11:00Uncovering the effect of imitation on tonal patterns of French Accentual Phrases

Amandine Michelas (Aix-Marseille Université & Laboratoire Parole et Langage)
Noël Nguyen (Aix-Marseille Université & Laboratoire Parole et Langage)

French accentual phrases (APs) are characterized by the presence of a typical final fo rise and an optional/additional initial fo rise. This study tested whether between-speaker speech imitation influenced the realization of APs tonal patterns. The experiment was based on 3-syllable APs, whose tonal patterns differed in the potential placement of an initial rise.

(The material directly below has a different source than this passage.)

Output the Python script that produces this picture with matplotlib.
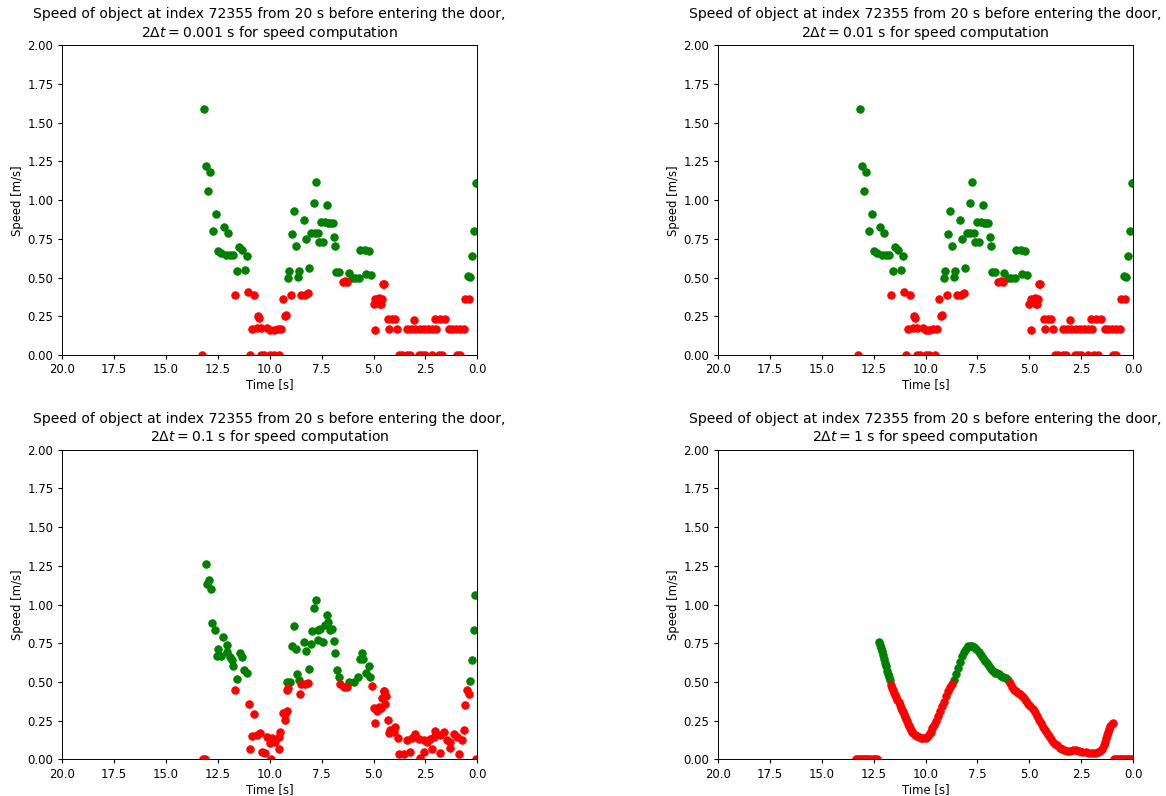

In two shadowing tasks (without/with explicit instructions to imitate the speaker’s way of pronouncing the stimuli), participants produced more initial rises when they heard a stimulus including both initial and final rises relative to stimuli which only a final rise was present. Thus, imitation influences the realization of APs tonal patterns in French.

11:20Crossmodal prosodic and gestural contribution to the perception of contrastive focus to the perception of contrastive focus

Pilar Prieto (ICREA- Universitat Pompeu Fabra)
Cecilia Pugliesi (Universitat Pompeu Fabra)
Joan Borràs-Comes (Universitat Pompeu Fabra)
Ernesto Arroyo (Universitat Pompeu Fabra)
Josep Blat (Universitat Pompeu Fabra)

Speech prosody has traditionally been analyzed in terms of acoustic features. Even though visual features and gestures have been shown to help and enhance linguistic processing, the conventional view is that facial and body gesture information in oral (non-sign) languages tends to be redundant and has the role of helping the hearer recover the meaning of an utterance. We conducted two perception experiments with a 3D animated character showing conflicting auditory and visual information to investigate two related questions regarding the importance of gestures in conveying prosodic meaning: (a) how important are facial cues with respect to auditory cues for the perception of contrastive focus?; and (b) what is the relevance of the different gestural movements (i.e., head nod and eyebrow raising) for the perception of this type of focus? Our findings reveal that the visual component is crucial in the semantic interpretation of contrastive focus.

11:40Temporal relationship between auditory and visual prosodic cues

Erin Cvejic (MARCS Auditory Laboratories, University of Western Sydney, Australia)
Jeesun Kim (MARCS Auditory Laboratories, University of Western Sydney, Australia)
Chris Davis (MARCS Auditory Laboratories, University of Western Sydney, Australia)

It has been reported that non-articulatory visual cues to prosody tend to align with auditory cues, emphasizing auditory events that are in close alignment (visual alignment hypothesis). We investigated the temporal relationship between visual and auditory prosodic cues in a large corpus of utterances to determine the extent to which non-articulatory visual prosodic cues align with auditory ones. Six speakers saying 30 sentences in three prosodic conditions (x2 repetitions) were recorded in a dialogue exchange task, to measure how often eyebrow movements and rigid head tilts aligned with auditory prosodic cues, the temporal distribution of such movements, and the variation across prosodic conditions. The timing of brow raises and head tilts were not aligned with auditory cues, and the occurrence of visual cues was inconsistent, lending little support for the visual alignment hypothesis. Different types of visual cues may combine with auditory cues in different ways to signal prosody.